SDL_TTF doesn't break at all. If you have a long Chinese text which uses proper punctuation characters, it would never break, because it only breaks on ASCII whitespace.

I wanted to avoid breaking lines in the middle of a word, so I added extra "regular" space characters to force breaking the line.

buntsai · on Sept 9, 2019

You don't really need to only break on punctuation. There is no convention to do so and so long as you so not break any logograms in half, the resulting text reads perfectly fine. In fact, the convention is to have left and right justified text with equal numbers of monospaced logograms, including punctuation, on each line (on the equivalent for vertical text). Classical Chinese before the 20 th century was seldom punctuated.

babuskov · on Sept 10, 2019

I wasn't aware of this. Thanks.

coldtea · on Sept 9, 2019

>You just make sure all translated text is in UTF-8, and use Google Noto fonts for those languages. All game engines I know render UTF-8 text without problems if you supply a font that has the needed glyphs.

The game could have used a custom engine (like tons of games do), or the requirement could include e.g.

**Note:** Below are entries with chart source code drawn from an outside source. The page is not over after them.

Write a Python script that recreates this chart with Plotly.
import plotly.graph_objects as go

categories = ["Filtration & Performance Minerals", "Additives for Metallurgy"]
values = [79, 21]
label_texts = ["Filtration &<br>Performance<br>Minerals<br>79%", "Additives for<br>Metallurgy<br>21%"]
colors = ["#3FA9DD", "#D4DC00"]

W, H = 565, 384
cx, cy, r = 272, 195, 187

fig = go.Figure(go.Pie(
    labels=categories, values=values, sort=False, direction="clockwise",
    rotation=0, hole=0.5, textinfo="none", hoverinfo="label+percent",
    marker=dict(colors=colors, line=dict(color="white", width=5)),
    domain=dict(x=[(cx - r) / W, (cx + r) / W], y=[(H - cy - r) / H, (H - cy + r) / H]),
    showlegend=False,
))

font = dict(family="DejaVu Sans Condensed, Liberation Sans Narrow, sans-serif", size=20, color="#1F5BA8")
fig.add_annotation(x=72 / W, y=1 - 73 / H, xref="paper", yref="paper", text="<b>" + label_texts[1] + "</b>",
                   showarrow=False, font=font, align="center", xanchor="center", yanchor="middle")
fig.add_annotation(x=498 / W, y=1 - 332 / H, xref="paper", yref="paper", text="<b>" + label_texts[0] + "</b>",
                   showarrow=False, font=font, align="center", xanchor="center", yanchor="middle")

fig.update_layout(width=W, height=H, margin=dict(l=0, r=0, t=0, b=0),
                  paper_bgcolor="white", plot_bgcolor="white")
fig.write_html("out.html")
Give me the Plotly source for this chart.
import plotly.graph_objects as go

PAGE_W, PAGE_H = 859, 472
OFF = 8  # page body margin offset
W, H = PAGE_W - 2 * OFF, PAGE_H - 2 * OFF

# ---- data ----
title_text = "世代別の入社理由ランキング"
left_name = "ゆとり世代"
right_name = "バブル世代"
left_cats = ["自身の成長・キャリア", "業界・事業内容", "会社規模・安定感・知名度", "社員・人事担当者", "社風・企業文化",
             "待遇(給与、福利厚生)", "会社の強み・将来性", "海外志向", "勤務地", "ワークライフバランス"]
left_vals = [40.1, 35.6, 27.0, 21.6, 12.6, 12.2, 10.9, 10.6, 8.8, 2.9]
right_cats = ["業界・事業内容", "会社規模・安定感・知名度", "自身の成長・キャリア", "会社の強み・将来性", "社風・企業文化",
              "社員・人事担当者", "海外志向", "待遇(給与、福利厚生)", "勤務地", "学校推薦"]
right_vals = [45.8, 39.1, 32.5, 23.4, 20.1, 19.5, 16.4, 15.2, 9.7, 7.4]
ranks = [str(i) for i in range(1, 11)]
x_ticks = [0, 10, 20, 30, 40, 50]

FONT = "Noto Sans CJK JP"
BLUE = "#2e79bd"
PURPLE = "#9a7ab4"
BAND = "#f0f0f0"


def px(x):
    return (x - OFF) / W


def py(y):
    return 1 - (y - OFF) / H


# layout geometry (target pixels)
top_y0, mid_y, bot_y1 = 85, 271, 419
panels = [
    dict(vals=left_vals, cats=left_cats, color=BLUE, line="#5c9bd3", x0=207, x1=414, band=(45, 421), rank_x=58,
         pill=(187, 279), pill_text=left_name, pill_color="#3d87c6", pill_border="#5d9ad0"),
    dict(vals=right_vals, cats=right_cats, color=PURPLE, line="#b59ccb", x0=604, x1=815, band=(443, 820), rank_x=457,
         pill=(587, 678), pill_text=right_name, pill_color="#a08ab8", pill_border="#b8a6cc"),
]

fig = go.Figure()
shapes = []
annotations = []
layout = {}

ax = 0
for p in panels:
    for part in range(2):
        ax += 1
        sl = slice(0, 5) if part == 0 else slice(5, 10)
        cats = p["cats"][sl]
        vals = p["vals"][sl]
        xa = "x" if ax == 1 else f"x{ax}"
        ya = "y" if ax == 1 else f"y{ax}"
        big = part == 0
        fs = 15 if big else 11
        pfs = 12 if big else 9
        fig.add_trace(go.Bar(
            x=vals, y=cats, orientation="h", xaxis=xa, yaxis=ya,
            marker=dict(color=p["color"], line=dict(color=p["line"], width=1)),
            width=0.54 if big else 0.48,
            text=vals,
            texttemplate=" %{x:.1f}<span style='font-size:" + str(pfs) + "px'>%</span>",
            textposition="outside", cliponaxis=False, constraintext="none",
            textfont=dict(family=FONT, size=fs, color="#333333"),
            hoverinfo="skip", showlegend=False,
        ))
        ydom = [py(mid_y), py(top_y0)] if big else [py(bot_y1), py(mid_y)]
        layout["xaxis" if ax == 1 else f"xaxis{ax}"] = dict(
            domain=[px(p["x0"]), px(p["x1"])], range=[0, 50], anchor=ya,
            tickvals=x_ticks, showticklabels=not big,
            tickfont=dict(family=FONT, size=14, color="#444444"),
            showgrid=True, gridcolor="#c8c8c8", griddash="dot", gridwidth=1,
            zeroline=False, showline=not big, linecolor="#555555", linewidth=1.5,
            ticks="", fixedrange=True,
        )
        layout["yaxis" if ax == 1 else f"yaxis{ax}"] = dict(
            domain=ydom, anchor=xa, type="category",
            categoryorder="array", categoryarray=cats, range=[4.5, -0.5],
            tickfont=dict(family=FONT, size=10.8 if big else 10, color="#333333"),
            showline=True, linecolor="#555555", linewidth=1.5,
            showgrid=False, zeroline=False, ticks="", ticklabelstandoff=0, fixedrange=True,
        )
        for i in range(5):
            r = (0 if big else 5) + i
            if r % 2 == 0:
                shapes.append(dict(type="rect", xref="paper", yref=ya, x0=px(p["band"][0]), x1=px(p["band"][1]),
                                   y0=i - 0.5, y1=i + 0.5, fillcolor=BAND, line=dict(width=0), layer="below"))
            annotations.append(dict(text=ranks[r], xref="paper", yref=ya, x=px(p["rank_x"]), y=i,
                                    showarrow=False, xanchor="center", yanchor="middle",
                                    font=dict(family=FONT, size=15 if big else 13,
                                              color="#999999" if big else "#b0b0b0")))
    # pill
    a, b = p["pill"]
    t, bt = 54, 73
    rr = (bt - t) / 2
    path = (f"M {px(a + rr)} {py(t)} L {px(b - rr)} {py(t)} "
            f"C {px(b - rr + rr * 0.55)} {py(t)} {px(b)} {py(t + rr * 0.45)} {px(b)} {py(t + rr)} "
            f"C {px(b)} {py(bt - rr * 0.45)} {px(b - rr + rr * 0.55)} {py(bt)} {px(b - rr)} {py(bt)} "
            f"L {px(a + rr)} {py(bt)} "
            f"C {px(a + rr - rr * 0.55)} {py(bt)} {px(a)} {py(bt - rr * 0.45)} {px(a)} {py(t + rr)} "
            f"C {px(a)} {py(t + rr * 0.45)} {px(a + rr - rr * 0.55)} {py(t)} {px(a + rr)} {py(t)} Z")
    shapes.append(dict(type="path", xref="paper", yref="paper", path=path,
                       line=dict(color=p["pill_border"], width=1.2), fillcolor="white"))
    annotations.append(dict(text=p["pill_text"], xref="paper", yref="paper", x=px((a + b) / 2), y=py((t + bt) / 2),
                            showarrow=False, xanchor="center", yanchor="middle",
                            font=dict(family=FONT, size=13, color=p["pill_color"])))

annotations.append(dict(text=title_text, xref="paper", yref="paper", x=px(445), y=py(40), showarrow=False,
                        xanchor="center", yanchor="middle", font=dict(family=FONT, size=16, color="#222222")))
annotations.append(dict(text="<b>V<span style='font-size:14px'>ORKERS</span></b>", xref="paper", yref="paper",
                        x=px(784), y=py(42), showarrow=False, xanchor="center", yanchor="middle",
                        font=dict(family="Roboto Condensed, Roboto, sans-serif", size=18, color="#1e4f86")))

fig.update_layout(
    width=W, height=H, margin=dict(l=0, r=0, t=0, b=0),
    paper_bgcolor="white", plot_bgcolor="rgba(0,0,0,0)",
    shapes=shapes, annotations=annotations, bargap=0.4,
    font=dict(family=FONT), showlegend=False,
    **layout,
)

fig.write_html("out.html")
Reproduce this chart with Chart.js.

Arabic or some such RTL text, further messing up the display...

flohofwoe · on Sept 9, 2019

First rule: don't panic :)

Also disclaimer: I've been working on games which were translated to >20 languages including some exotic ones, but I'm in no way an UNICODE expert.

- most important: consider using UTF-8 as text encoding everywhere, and only encode and decode from and to other text encodings when needed (for instance when talking to APIs which don't understand UTF-8, like Windows)

- be very careful in all places where users can enter strings, and with filesystem paths, this is where most bugs happen (one of the most popular bugs is when a user has Unicode characters in his login name, and the game can't access the user's "home directory", happens to the big ones too: https://what.thedailywtf.com/topic/15579/grand-theft-auto-v-...)

- get familiar with how UTF-8 encoding works and how it is "backward compatible" with 7-bit ASCII, there are good chances you don't need to change much of your old string processing code

- rendering is where it gets interesting, and here it makes sense to only do what's needed:

(1) The easiest case is American and European languages, these are all left-to-right, have fairly small alphabets and don't have complicated 'text transformation' rules

(2) East-Asian languages with huge alphabets can be a problem if you need to pre-render all font textures.

(3) The next step is languages which render from right-to-left, the interesting point is that substrings may still need to be rendered left-to-right (for instance numbers, or "foreign" strings)

(4) And finally there are languages like Arabic which rely heavily on modifying the shape of 'characters' based on where they are positioned in words or in relation to other characters, you need some sort of language-specific preprocessing of strings before you forward them to the renderer. HarfBuzz is a general solution for this problem, but it's also a lot of code to integrate (we created a specialized transformation only for Arabic).

(5) For actual rendering, all text rendering engines which can use TTF fonts are usually ready for rendering UNICODE text

So basically, the problem becomes a lot easier if you only need to support a specific set of languages.

gmueckl · on Sept 9, 2019

The last part about having support for. limited numbers of languages is bigger than you probably expect. Generally, unless a software has actually been adapted to and tested with a specific language, it shouldn't claim to support it, even if is just processing UTF-8 encoded text in that language.